#### [Your instructions]
Leave out every picture, then transcribe the rest of the listing exactly.

=== Dataset section ===

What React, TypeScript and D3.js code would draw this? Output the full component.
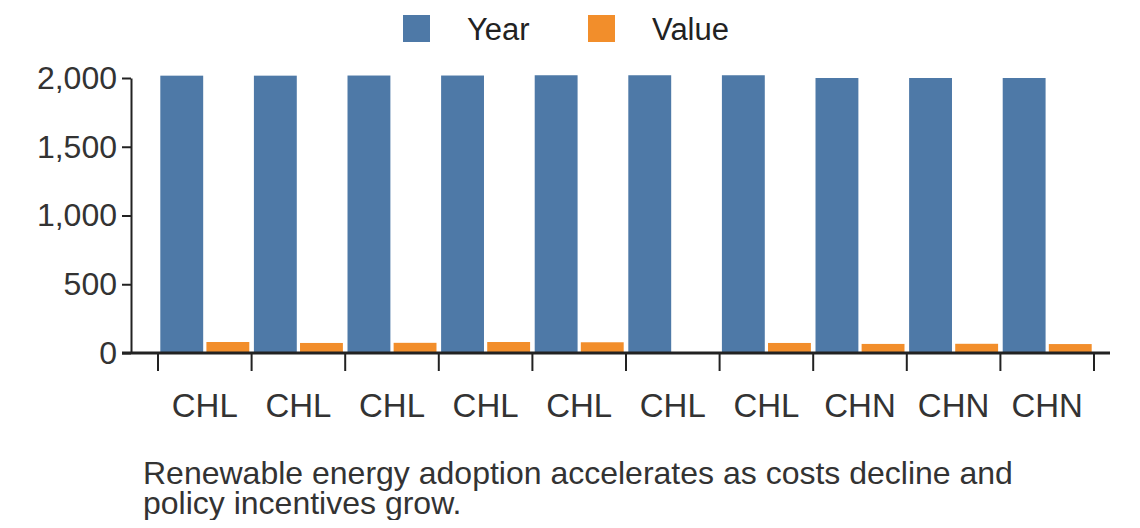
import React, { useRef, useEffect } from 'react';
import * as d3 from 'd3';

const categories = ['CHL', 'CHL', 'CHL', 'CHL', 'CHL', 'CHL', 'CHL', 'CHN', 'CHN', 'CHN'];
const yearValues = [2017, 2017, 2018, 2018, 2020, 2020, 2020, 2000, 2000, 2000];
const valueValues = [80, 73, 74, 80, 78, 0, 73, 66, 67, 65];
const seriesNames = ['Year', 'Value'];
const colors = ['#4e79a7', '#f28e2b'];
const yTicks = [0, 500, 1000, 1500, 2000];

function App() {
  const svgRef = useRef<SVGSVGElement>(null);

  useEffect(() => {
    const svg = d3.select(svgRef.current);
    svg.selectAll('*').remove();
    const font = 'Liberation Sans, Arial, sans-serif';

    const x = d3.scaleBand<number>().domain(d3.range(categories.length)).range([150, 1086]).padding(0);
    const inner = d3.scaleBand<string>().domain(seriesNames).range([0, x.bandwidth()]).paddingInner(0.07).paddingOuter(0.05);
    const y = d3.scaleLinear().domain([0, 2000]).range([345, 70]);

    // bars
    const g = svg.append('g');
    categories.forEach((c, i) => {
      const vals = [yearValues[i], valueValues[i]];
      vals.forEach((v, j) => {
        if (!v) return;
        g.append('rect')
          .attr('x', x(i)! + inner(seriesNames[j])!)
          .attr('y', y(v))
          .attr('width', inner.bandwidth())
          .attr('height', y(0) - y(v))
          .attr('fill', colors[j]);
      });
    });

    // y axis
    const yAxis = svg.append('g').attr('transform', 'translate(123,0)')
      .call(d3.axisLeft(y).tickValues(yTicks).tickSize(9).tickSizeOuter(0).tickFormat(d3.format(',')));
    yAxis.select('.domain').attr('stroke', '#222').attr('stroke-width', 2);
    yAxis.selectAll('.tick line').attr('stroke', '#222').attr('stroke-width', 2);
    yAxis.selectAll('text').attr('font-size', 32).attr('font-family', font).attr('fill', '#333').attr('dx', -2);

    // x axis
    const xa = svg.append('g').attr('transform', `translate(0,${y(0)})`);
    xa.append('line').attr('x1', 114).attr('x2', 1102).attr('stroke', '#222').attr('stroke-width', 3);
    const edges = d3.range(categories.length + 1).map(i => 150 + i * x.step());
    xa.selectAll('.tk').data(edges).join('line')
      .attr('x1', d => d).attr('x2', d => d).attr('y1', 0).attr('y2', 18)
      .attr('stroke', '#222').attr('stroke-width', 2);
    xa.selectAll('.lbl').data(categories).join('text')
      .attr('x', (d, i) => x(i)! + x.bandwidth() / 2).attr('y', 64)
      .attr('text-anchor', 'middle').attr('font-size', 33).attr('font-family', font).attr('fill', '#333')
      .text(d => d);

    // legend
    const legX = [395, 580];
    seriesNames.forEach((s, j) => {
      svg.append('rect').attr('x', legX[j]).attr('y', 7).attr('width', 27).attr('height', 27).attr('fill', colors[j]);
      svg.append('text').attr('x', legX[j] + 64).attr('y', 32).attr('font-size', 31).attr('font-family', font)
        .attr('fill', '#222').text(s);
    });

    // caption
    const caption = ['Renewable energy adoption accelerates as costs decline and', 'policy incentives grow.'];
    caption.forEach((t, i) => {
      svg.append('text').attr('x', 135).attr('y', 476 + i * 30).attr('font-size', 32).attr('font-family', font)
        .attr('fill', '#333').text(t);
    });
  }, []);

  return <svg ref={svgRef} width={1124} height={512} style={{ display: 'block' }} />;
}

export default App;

===

#### [Answer to this problem]
What React, TypeScript and D3.js code would draw this? Output the full component.
import React, { useRef, useEffect } from 'react';
import * as d3 from 'd3';

const categories = ['CHL', 'CHL', 'CHL', 'CHL', 'CHL', 'CHL', 'CHL', 'CHN', 'CHN', 'CHN'];
const yearValues = [2017, 2017, 2018, 2018, 2020, 2020, 2020, 2000, 2000, 2000];
const valueValues = [80, 73, 74, 80, 78, 0, 73, 66, 67, 65];
const seriesNames = ['Year', 'Value'];
const colors = ['#4e79a7', '#f28e2b'];
const yTicks = [0, 500, 1000, 1500, 2000];

function App() {
  const svgRef = useRef<SVGSVGElement>(null);

  useEffect(() => {
    const svg = d3.select(svgRef.current);
    svg.selectAll('*').remove();
    const font = 'Liberation Sans, Arial, sans-serif';

    const x = d3.scaleBand<number>().domain(d3.range(categories.length)).range([150, 1086]).padding(0);
    const inner = d3.scaleBand<string>().domain(seriesNames).range([0, x.bandwidth()]).paddingInner(0.07).paddingOuter(0.05);
    const y = d3.scaleLinear().domain([0, 2000]).range([345, 70]);

    // bars
    const g = svg.append('g');
    categories.forEach((c, i) => {
      const vals = [yearValues[i], valueValues[i]];
      vals.forEach((v, j) => {
        if (!v) return;
        g.append('rect')
          .attr('x', x(i)! + inner(seriesNames[j])!)
          .attr('y', y(v))
          .attr('width', inner.bandwidth())
          .attr('height', y(0) - y(v))
          .attr('fill', colors[j]);
      });
    });

    // y axis
    const yAxis = svg.append('g').attr('transform', 'translate(123,0)')
      .call(d3.axisLeft(y).tickValues(yTicks).tickSize(9).tickSizeOuter(0).tickFormat(d3.format(',')));
    yAxis.select('.domain').attr('stroke', '#222').attr('stroke-width', 2);
    yAxis.selectAll('.tick line').attr('stroke', '#222').attr('stroke-width', 2);
    yAxis.selectAll('text').attr('font-size', 32).attr('font-family', font).attr('fill', '#333').attr('dx', -2);

    // x axis
    const xa = svg.append('g').attr('transform', `translate(0,${y(0)})`);
    xa.append('line').attr('x1', 114).attr('x2', 1102).attr('stroke', '#222').attr('stroke-width', 3);
    const edges = d3.range(categories.length + 1).map(i => 150 + i * x.step());
    xa.selectAll('.tk').data(edges).join('line')
      .attr('x1', d => d).attr('x2', d => d).attr('y1', 0).attr('y2', 18)
      .attr('stroke', '#222').attr('stroke-width', 2);
    xa.selectAll('.lbl').data(categories).join('text')
      .attr('x', (d, i) => x(i)! + x.bandwidth() / 2).attr('y', 64)
      .attr('text-anchor', 'middle').attr('font-size', 33).attr('font-family', font).attr('fill', '#333')
      .text(d => d);

    // legend
    const legX = [395, 580];
    seriesNames.forEach((s, j) => {
      svg.append('rect').attr('x', legX[j]).attr('y', 7).attr('width', 27).attr('height', 27).attr('fill', colors[j]);
      svg.append('text').attr('x', legX[j] + 64).attr('y', 32).attr('font-size', 31).attr('font-family', font)
        .attr('fill', '#222').text(s);
    });

    // caption
    const caption = ['Renewable energy adoption accelerates as costs decline and', 'policy incentives grow.'];
    caption.forEach((t, i) => {
      svg.append('text').attr('x', 135).attr('y', 476 + i * 30).attr('font-size', 32).attr('font-family', font)
        .attr('fill', '#333').text(t);
    });
  }, []);

  return <svg ref={svgRef} width={1124} height={512} style={{ display: 'block' }} />;
}

export default App;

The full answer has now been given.